Why do we need a divine reminder? Is it because we never see ourselves as “knowledge deficient?” We need to think about this. If we were good, or at least not bad in seeing where we stand in relation to knowledge seeking and knowledge sharing, the divine would not see a need to remind us. But we are reminded. A divine being sees the need to remind us of knowledge-based ways that improve the human societies’ capability sharing. Getting better in capability sharing—getting better in knowledge giving, knowledge seeking, and knowledge sharing—is the only way to advance human well-being and existence.

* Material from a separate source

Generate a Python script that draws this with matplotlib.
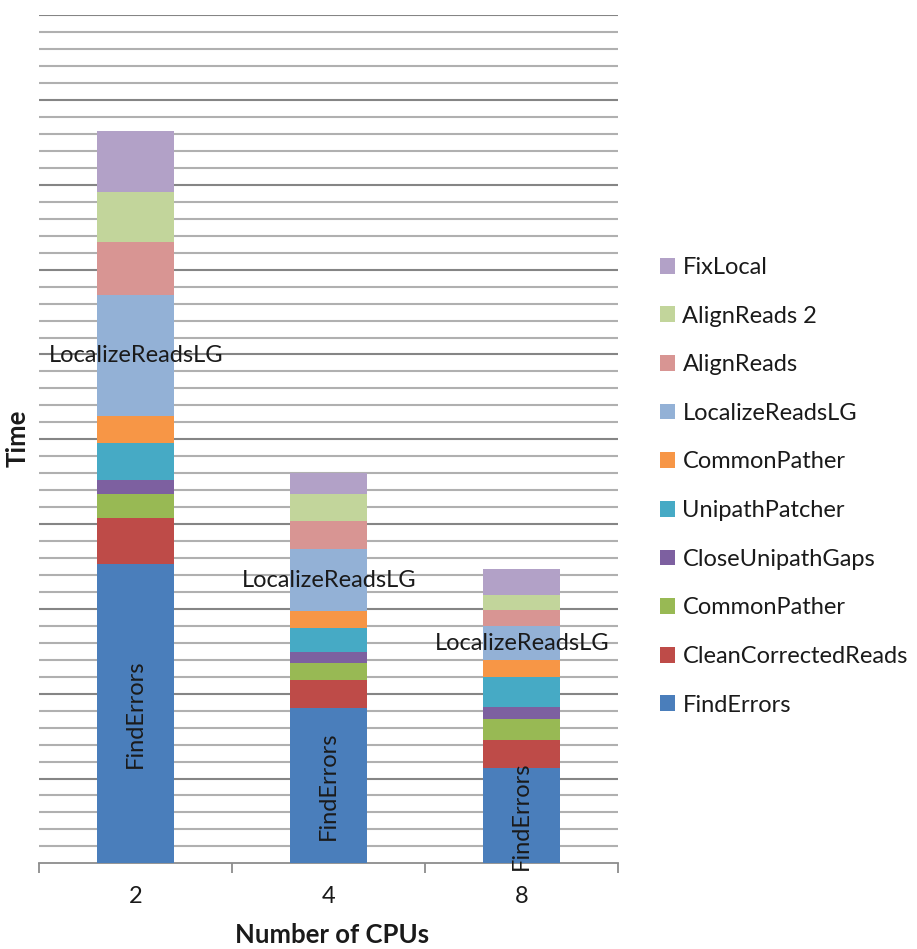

But none of this sounds familiar or right. Starting with myself, if I am declared a deficient “knowledge giver” I arrive at the inevitable troubling conclusion that I am “knowledge deficient.” I don’t like that. I don’t like being called “knowledge deficient.” Why? I don’t know. This is no different than someone telling me I am terrible at playing tennis. I know I am awful in tennis, but I don’t like being told so. In my experience, no one likes being called “knowledge deficient.” We all come with the mindset that what we already know is “a lot” and if we are missing any knowledge it is minor and only at the edges of what we know. Yet being “poor in knowledge giving” can readily imply “being knowledge deficient.” We must ask what that means. If humans know they are “knowledge deficient” what will they do? If they listen to the divine, check themselves and recognize they are poor in knowledge giving—if they see the correspondence to knowledge deficiency—how should they address their shortcomings?
1 Liviu Barbu, “The ‘poor in spirit’ and our life in Christ: an Eastern Orthodox perspective on Christian discipleship,” Studies in Christian Ethics 22(3) 261–274 (2009).
2 Ulrich Luz, Matthew 1-7: A Continental Commentary, trans. W. C. Linss, (Fortress Press, 1989), p. 232.
3 Erickson, Millard J, Introducing Christian doctrine, 2nd ed., Arnold Hustad, ed. (Baker Book House, 1992), pp. 262, 266, 270.
4 John R. W. Stott, The message of the Sermon on the Mount (Inter-Varsity Press, 1978), p. 33.